(Code that draws figures)
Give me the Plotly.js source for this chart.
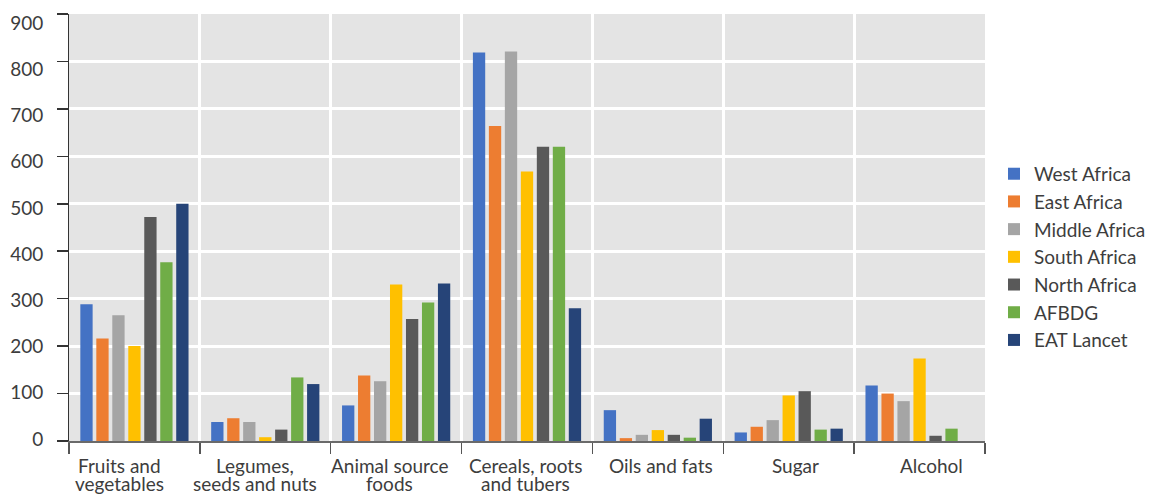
<!DOCTYPE html>
<html>
<head>
<meta charset="utf-8">
<script src="https://cdn.plot.ly/plotly-3.0.1.min.js"></script>
<style>html,body{margin:0;padding:0;background:#fff;}#chart{width:1165px;height:494px;}</style>
</head>
<body>
<div id="chart"></div>
<script>
const categories = ["Fruits and<br>vegetables", "Legumes,<br>seeds and nuts", "Animal source<br>foods", "Cereals, roots<br>and tubers", "Oils and fats", "Sugar", "Alcohol"];
const seriesNames = ["West Africa", "East Africa", "Middle Africa", "South Africa", "North Africa", "AFBDG", "EAT Lancet"];
const westAfrica   = [288, 40, 75, 819, 65, 18, 117];
const eastAfrica   = [216, 48, 138, 664, 6, 30, 100];
const middleAfrica = [265, 40, 126, 821, 13, 44, 84];
const southAfrica  = [200, 8, 330, 568, 23, 96, 174];
const northAfrica  = [472, 24, 257, 620, 13, 105, 11];
const afbdg        = [377, 134, 292, 620, 7, 24, 26];
const eatLancet    = [500, 120, 332, 280, 47, 26, 0];
const yTicks = [0, 100, 200, 300, 400, 500, 600, 700, 800, 900];

const seriesValues = [westAfrica, eastAfrica, middleAfrica, southAfrica, northAfrica, afbdg, eatLancet];
const colors = ["#4472C4", "#ED7D31", "#A5A5A5", "#FFC000", "#595959", "#70AD47", "#264478"];

const traces = seriesNames.map((name, i) => ({
  type: "bar",
  name: name,
  x: categories,
  y: seriesValues[i],
  marker: {color: colors[i], line: {width: 0}},
  hoverinfo: "x+y+name"
}));
// invisible helper trace so the label-only overlay axes (x2/y2) exist
traces.push({
  type: "scatter", mode: "markers", x: [0], y: [0],
  xaxis: "x2", yaxis: "y2",
  marker: {opacity: 0, size: 1}, showlegend: false, hoverinfo: "skip"
});

const fam = "Lato, 'Noto Sans', sans-serif";
const font = {family: fam, size: 19, color: "#3d3d3d"};

// category labels drawn line by line (tighter line spacing than tick labels)
const annotations = [];
categories.forEach((cat, i) => {
  cat.split("<br>").forEach((line, j) => {
    annotations.push({
      x: i, xref: "x2", y: 0, yref: "paper",
      text: line, showarrow: false,
      xanchor: "center", yanchor: "middle",
      yshift: -24.5 - 17.5 * j,
      font: font
    });
  });
});

const layout = {
  width: 1165,
  height: 494,
  margin: {l: 69, r: 180, t: 14, b: 53},
  paper_bgcolor: "#ffffff",
  plot_bgcolor: "#e4e4e4",
  font: font,
  barmode: "group",
  bargap: 0.145,
  bargroupgap: 0.23,
  showlegend: true,
  legend: {
    xref: "container", yref: "container",
    x: 0.8532, xanchor: "left", y: 0.48, yanchor: "middle",
    font: {family: fam, size: 19, color: "#3d3d3d"},
    itemwidth: 30, tracegroupgap: 0, bgcolor: "rgba(0,0,0,0)"
  },
  annotations: annotations,
  xaxis: {
    type: "category",
    tickson: "boundaries",
    showticklabels: false,
    showgrid: true, gridcolor: "#ffffff", gridwidth: 3,
    ticks: "outside", ticklen: 11, tickwidth: 1.5, tickcolor: "#555555",
    showline: true, linecolor: "#6a6a6a", linewidth: 2,
    zeroline: false
  },
  yaxis: {
    range: [0, 900],
    tickvals: yTicks,
    showticklabels: false,
    showgrid: true, gridcolor: "#ffffff", gridwidth: 3,
    ticks: "outside", ticklen: 11, tickwidth: 1.5, tickcolor: "#333333",
    showline: true, linecolor: "#333333", linewidth: 1.5,
    zeroline: false
  },
  // label-only overlay axes reproducing the reference's slightly offset label placement
  xaxis2: {
    overlaying: "x", anchor: "y2", type: "linear",
    range: [-0.3718, 6.398], visible: false
  },
  yaxis2: {
    overlaying: "y", anchor: "x2", side: "left",
    range: [-4.33, 919.5],
    tickvals: yTicks,
    ticktext: yTicks.map(String),
    ticks: "outside", ticklen: 11, tickcolor: "rgba(0,0,0,0)",
    ticklabelstandoff: 10,
    showgrid: false, showline: false, zeroline: false,
    tickfont: font
  }
};

Plotly.newPlot("chart", traces, layout, {displayModeBar: false, staticPlot: true});
</script>
</body>
</html>
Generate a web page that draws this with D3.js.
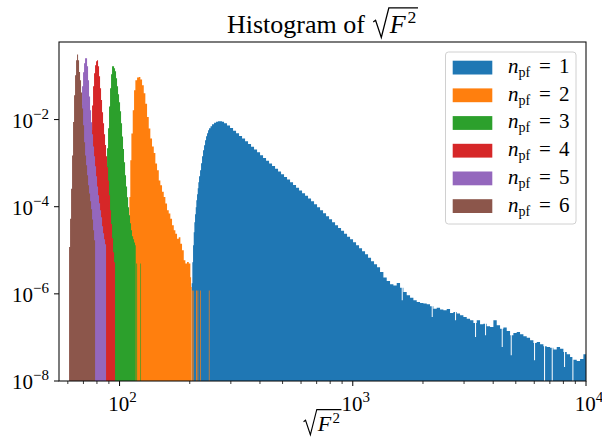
<!DOCTYPE html>
<html><head><meta charset="utf-8">
<script src="https://cdn.jsdelivr.net/npm/d3@7"></script>
<style>body{margin:0;background:#fff}svg{display:block}</style>
</head><body><svg id="c" width="602" height="438"></svg>
<script>
// ---------------- data ----------------
const seriesNames = ["1","2","3","4","5","6"];
const seriesColors = ["#1f77b4","#ff7f0e","#2ca02c","#d62728","#9467bd","#8c564b"];
const xMajorTicks = [100,1000,10000];
const xMajorLabels = ["2","3","4"];
const xMinorTicks = [60,70,80,90,200,300,400,500,600,700,800,900,2000,3000,4000,5000,6000,7000,8000,9000];
const yMajorTicks = [1e-8,1e-6,1e-4,1e-2];
const yMajorLabels = ["\u22128","\u22126","\u22124","\u22122"];

// n_pf = 1
const edges1 = [203.9,205.2,206.6,208.0,209.3,210.7,212.2,213.4,214.9,216.4,217.7,219.2,221.4,223.6,225.8,228.0,230.3,232.6,234.9,237.2,239.6,241.9,245.5,249.2,254.2,259.3,264.4,269.7,275.1,280.6,289.0,297.7,306.7,315.9,325.4,335.2,345.3,355.6,366.3,377.3,388.7,400.4,412.4,424.8,437.6,450.7,464.3,478.2,492.6,507.4,522.6,538.4,554.5,571.2,588.4,606.1,624.3,643.0,662.4,682.3,702.8,723.9,745.7,768.1,791.2,815.0,839.5,864.7,890.7,917.5,945.1,973.5,1002.7,1032.9,1063.9,1095.9,1128.8,1162.8,1197.7,1233.7,1270.8,1309.0,1352.8,1398.1,1444.9,1493.2,1543.2,1594.8,1621.3,1637.4,1648.2,1703.3,1760.3,1819.2,1880.1,1943.0,2008.0,2075.2,2144.6,2180.2,2201.8,2216.4,2290.5,2367.2,2446.4,2528.2,2612.8,2700.2,2745.0,2772.2,2790.6,2883.9,2980.4,3080.2,3183.2,3289.7,3344.3,3377.5,3399.8,3513.5,3631.1,3691.3,3727.9,3752.6,3878.1,4007.9,4142.0,4280.6,4351.6,4394.8,4423.8,4571.8,4724.8,4756.0,4803.2,4882.9,5046.3,5215.1,5389.6,5569.9,5756.3,5948.9,5988.2,6047.6,6147.9,6353.6,6566.2,6609.5,6675.1,6785.9,7013.0,7129.3,7200.0,7247.6,7490.1,7740.7,7999.7,8052.5,8132.4,8267.4,8544.0,8743.1,8829.9,9125.3,9430.6,9746.2,10000];
const counts1 = [1.75e-6,5.3e-6,1.3e-5,2.6e-5,4.4e-5,6.7e-5,9.7e-5,1.40e-4,1.93e-4,2.65e-4,3.63e-4,5.0e-4,6.85e-4,9.9e-4,1.44e-3,1.97e-3,2.57e-3,3.35e-3,4.13e-3,4.84e-3,5.68e-3,6.31e-3,7.01e-3,7.79e-3,8.44e-3,8.89e-3,9.13e-3,9.13e-3,8.89e-3,8.21e-3,7.27e-3,6.37e-3,5.56e-3,4.84e-3,4.22e-3,3.66e-3,3.17e-3,2.75e-3,2.38e-3,2.07e-3,1.79e-3,1.51e-3,1.31e-3,1.14e-3,9.87e-4,8.56e-4,7.42e-4,6.43e-4,5.58e-4,4.83e-4,4.19e-4,3.63e-4,3.15e-4,2.73e-4,2.37e-4,2.05e-4,1.78e-4,1.54e-4,1.33e-4,1.14e-4,9.70e-5,8.27e-5,7.06e-5,6.03e-5,5.14e-5,4.39e-5,3.75e-5,3.25e-5,2.79e-5,2.40e-5,2.05e-5,1.79e-5,1.53e-5,1.30e-5,1.11e-5,9.48e-6,8.09e-6,6.72e-6,5.59e-6,4.77e-6,4.07e-6,3.18e-6,2.36e-6,1.98e-6,1.66e-6,1.55e-6,1.78e-6,1.39e-6,7.11e-7,1.39e-6,1.105e-6,9.27e-7,8.19e-7,7.11e-7,6.51e-7,6.18e-7,5.97e-7,5.76e-7,5.18e-7,2.95e-7,5.18e-7,4.58e-7,4.83e-7,4.35e-7,4.19e-7,4.50e-7,3.64e-7,3.84e-7,2.47e-7,3.84e-7,3.52e-7,3.22e-7,2.95e-7,2.70e-7,2.47e-7,2.15e-7,1.02e-7,2.15e-7,2.47e-7,2.00e-7,2.07e-7,1.12e-7,2.07e-7,1.80e-7,1.74e-7,2.47e-7,1.90e-7,1.59e-7,6.04e-8,1.59e-7,1.68e-7,1.41e-7,1.12e-7,3.89e-8,1.12e-7,1.27e-7,1.33e-7,1.18e-7,1.06e-7,9.89e-8,8.59e-8,7.46e-8,2.99e-8,7.46e-8,7.87e-8,6.96e-8,6.26e-8,0,6.26e-8,6.04e-8,5.83e-8,0,5.83e-8,5.25e-8,6.04e-8,5.53e-8,4.64e-8,2.10e-8,4.64e-8,4.10e-8,3.56e-8,0,3.09e-8,2.88e-8,3.20e-8,4.10e-8];

// n_pf = 2
const edges2 = [110.2,111.2,112.4,113.9,115.4,116.9,118.9,120.9,122.8,124.9,127.0,129.0,131.2,133.4,135.5,137.8,140.2,142.4,144.8,147.3,149.6,152.1,154.7,157.2,159.8,162.5,165.1,167.9,170.8,173.5,176.4,179.4,182.3,185.3,188.5,191.5,194.7,198.0,201.2,202.6,203.8,204.6,206.0,207.4,208.6,212.8,214.5,216.0,217.5,221.4,222.9,241.5,243.1];
const counts2 = [1.67e-4,1.16e-3,4.8e-3,0.0163,0.047,0.080,0.092,0.095,0.083,0.061,0.040,0.023,0.0115,0.0062,0.0037,0.0024,0.0017,9.8e-4,6.9e-4,4.0e-4,3.1e-4,2.2e-4,1.67e-4,1.18e-4,8.3e-5,7.0e-5,5.3e-5,3.75e-5,2.9e-5,2.4e-5,1.85e-5,2.0e-5,1.42e-5,1.0e-5,5.9e-6,4.95e-6,5.4e-6,4.95e-6,2.4e-6,1.44e-6,0,1.2e-6,0,1.2e-6,0,1.2e-6,0,1.2e-6,0,1.2e-6,0,1.2e-6];

// n_pf = 3
const edges3 = [84.13,84.97,85.81,86.66,87.52,88.39,89.27,90.15,91.05,91.95,92.86,93.78,94.72,95.65,96.60,97.56,98.53,99.51,100.5,101.5,102.5,103.5,104.5,105.6,106.6,107.7,108.8,109.8,110.9,112.0,113.1,114.3,115.4,116.5,117.3,118.0,118.9,122.8,123.6];
const counts3 = [1.24e-5,3.75e-5,1.08e-4,3.1e-4,8.5e-4,2.2e-3,6.3e-3,0.020,0.052,0.109,0.167,0.167,0.150,0.128,0.089,0.058,0.038,0.025,0.0155,0.0082,0.0041,0.0021,0.00105,5.3e-4,2.9e-4,1.65e-4,9.7e-5,6.4e-5,4.2e-5,2.9e-5,2.1e-5,1.8e-5,1.5e-5,1.3e-5,0,5.0e-6,0,5.0e-6];

// n_pf = 4
const edges4 = [72.56,73.28,74.00,74.74,75.48,76.23,76.98,77.75,78.52,79.30,80.08,80.88,81.68,82.49,83.31,84.13,84.97,85.81,86.66,87.52,88.39,89.27,90.15,91.05,91.95,92.86,93.78,94.72,95.65];
const counts4 = [1.24e-5,4.9e-5,2.4e-4,1.16e-3,5.7e-3,0.021,0.058,0.115,0.176,0.218,0.230,0.167,0.099,0.052,0.028,0.0147,0.0082,0.0046,0.0026,0.00144,8.0e-4,4.0e-4,1.83e-4,8.3e-5,4.0e-5,1.9e-5,9.0e-6,5.3e-6];

// n_pf = 5
const edges5 = [65.09,65.74,66.39,67.05,67.71,68.38,69.06,69.75,70.44,71.14,71.84,72.56,73.28,74.00,74.74,75.48,76.23,76.98,77.75,78.52,79.30,80.08,80.88,81.68,82.49,83.31,84.13,84.97,85.81,86.66,87.52];
const counts5 = [1.24e-5,4.9e-5,2.4e-4,1.16e-3,5.7e-3,0.021,0.058,0.122,0.196,0.255,0.255,0.167,0.080,0.034,0.0163,0.0087,0.0046,0.0024,0.00144,8.5e-4,5.0e-4,2.9e-4,1.83e-4,1.2e-4,8.3e-5,5.7e-5,3.55e-5,2.45e-5,1.8e-5,1.37e-5];

// n_pf = 6
const edges6 = [60.75,61.35,61.96,62.57,63.19,63.82,64.45,65.09,65.74,66.39,67.05,67.71,68.38,69.06,69.75,70.44,71.14,71.84,72.56,73.28,74.00,74.74,75.48,76.23,76.98,77.75,78.52];
const counts6 = [1.19e-5,5.3e-5,2.6e-4,1.5e-3,8.8e-3,0.036,0.104,0.23,0.31,0.23,0.124,0.080,0.042,0.018,0.0074,0.0030,0.0015,8.9e-4,5.3e-4,3.1e-4,2.0e-4,1.33e-4,8.7e-5,5.1e-5,2.9e-5,1.7e-5];

const allEdges = [edges1,edges2,edges3,edges4,edges5,edges6];
const allCounts = [counts1,counts2,counts3,counts4,counts5,counts6];

// ---------------- layout ----------------
const FONT = "'Liberation Serif','DejaVu Serif',serif";
const L = 59, R = 586, T = 42, B = 381;
const svg = d3.select("#c");
const x = d3.scaleLog().domain([55, 10000]).range([L, R]);
const y = d3.scaleLog().domain([1e-8, 0.603]).range([B, T]);

svg.append("defs").append("clipPath").attr("id","plotclip")
  .append("rect").attr("x",L).attr("y",T).attr("width",R-L).attr("height",B-T);

const plot = svg.append("g").attr("clip-path","url(#plotclip)");
const yv = v => v > 0 ? Math.min(B, y(Math.max(v, 1e-9))) : B;
const area = d3.area().curve(d3.curveStepAfter)
  .x(d => x(d[0])).y0(B).y1(d => yv(d[1]));

allEdges.forEach((ed, i) => {
  const c = allCounts[i];
  const pts = c.map((v, k) => [ed[k], v]);
  pts.push([ed[ed.length-1], c[c.length-1]]);
  plot.append("path").attr("d", area(pts)).attr("fill", seriesColors[i]).attr("stroke","none");
});

// ticks
const axG = svg.append("g").attr("stroke","#000");
xMajorTicks.forEach(t => axG.append("line").attr("x1",x(t)).attr("x2",x(t)).attr("y1",B).attr("y2",B+5).attr("stroke-width",1));
xMinorTicks.forEach(t => axG.append("line").attr("x1",x(t)).attr("x2",x(t)).attr("y1",B).attr("y2",B+3).attr("stroke-width",0.8));
yMajorTicks.forEach(t => axG.append("line").attr("x1",L-5).attr("x2",L).attr("y1",y(t)).attr("y2",y(t)).attr("stroke-width",1));

// frame
svg.append("rect").attr("x",L).attr("y",T).attr("width",R-L).attr("height",B-T)
  .attr("fill","none").attr("stroke","#111").attr("stroke-width",1.1);

// tick labels
function powLabel(g, px, py, sup, anchor){
  const t = g.append("text").attr("x",px).attr("y",py).attr("text-anchor",anchor)
    .attr("font-family",FONT).attr("font-size",21).attr("fill","#000");
  t.append("tspan").text("10");
  t.append("tspan").attr("font-size",15).attr("dy",-9).text(sup);
  return t;
}
xMajorTicks.forEach((t,i) => powLabel(svg, x(t)+3, 411, xMajorLabels[i], "middle"));
yMajorTicks.forEach((t,i) => powLabel(svg, 49, y(t)+8, yMajorLabels[i], "end"));

// sqrt(F^2) helper: drawn at x=0 inside a group, returns {grp, width}
function sqrtF2(g, base, s){
  const grp = g.append("g");
  const radW = s*0.64;
  const fT = grp.append("text").attr("font-family",FONT).attr("font-size",s).attr("font-style","italic")
    .attr("x", radW).attr("y",base).text("F");
  const fw = fT.node().getComputedTextLength();
  const sT = grp.append("text").attr("font-family",FONT).attr("font-size",s*0.68)
    .attr("x", radW + fw + s*0.07).attr("y",base - s*0.38).text("2");
  const sw = sT.node().getComputedTextLength();
  const total = radW + fw + s*0.07 + sw + s*0.06;
  const top = base - s*0.97;
  const p = d3.path();
  p.moveTo(0, base - s*0.42);
  p.lineTo(s*0.09, base - s*0.49);
  p.lineTo(s*0.31, base + s*0.17);
  p.lineTo(s*0.60, top);
  p.lineTo(total, top);
  grp.append("path").attr("d", p.toString()).attr("fill","none").attr("stroke","#000")
    .attr("stroke-width", s*0.05).attr("stroke-linejoin","miter");
  return {grp, width: total};
}

// title
const titleSize = 26, titleBase = 33;
const tt = svg.append("text").attr("font-family",FONT).attr("font-size",titleSize).attr("y",titleBase).text("Histogram of");
const tw = tt.node().getComputedTextLength();
const tsq = sqrtF2(svg, titleBase, titleSize);
const gap = titleSize*0.32;
const tStart = (L+R)/2 - (tw + gap + tsq.width)/2;
tt.attr("x", tStart);
tsq.grp.attr("transform", `translate(${tStart + tw + gap},0)`);

// x label
const xl = sqrtF2(svg, 431, 22);
xl.grp.attr("transform", `translate(${(L+R)/2 - xl.width/2},0)`);

// legend
const lg = svg.append("g");
lg.append("rect").attr("x",445.5).attr("y",52).attr("width",130.5).attr("height",172).attr("rx",3)
  .attr("fill","#fff").attr("fill-opacity",0.8).attr("stroke","#d0d0d0").attr("stroke-width",1);
seriesNames.forEach((n,i) => {
  const top = 60.7 + i*27.7;
  lg.append("rect").attr("x",452.7).attr("y",top).attr("width",39.6).attr("height",13.8).attr("fill",seriesColors[i]);
  const base = top + 12.3;
  lg.append("text").attr("x",508).attr("y",base).attr("font-family",FONT).attr("font-size",21).attr("font-style","italic").text("n");
  lg.append("text").attr("x",518.5).attr("y",base+4).attr("font-family",FONT).attr("font-size",14).text("pf");
  lg.append("text").attr("x",539).attr("y",base).attr("font-family",FONT).attr("font-size",21).text("=");
  lg.append("text").attr("x",559).attr("y",base).attr("font-family",FONT).attr("font-size",21).text(n);
});
</script>
</body></html>
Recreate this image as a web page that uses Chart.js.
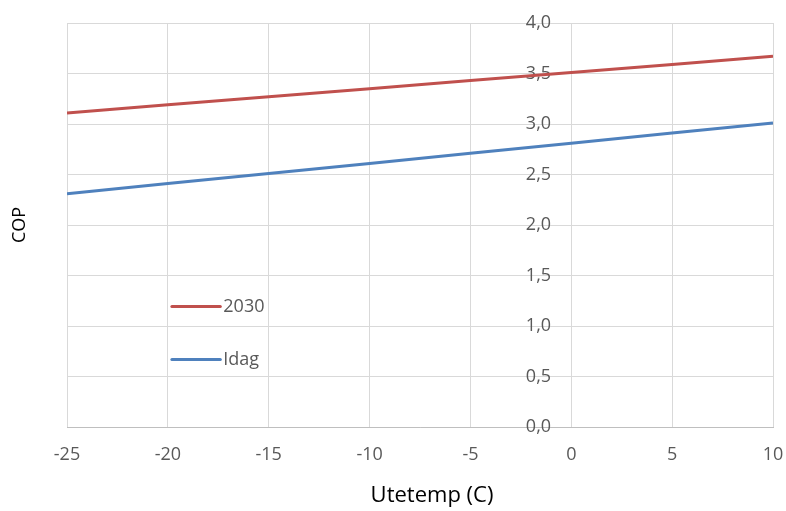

*Stated exercise*: Pick out the lines that include the word "source" and write them out.

*Task result*:
Give me the Plotly.js source for this chart.
const categories = ["Fruits and<br>vegetables", "Legumes,<br>seeds and nuts", "Animal source<br>foods", "Cereals, roots<br>and tubers", "Oils and fats", "Sugar", "Alcohol"];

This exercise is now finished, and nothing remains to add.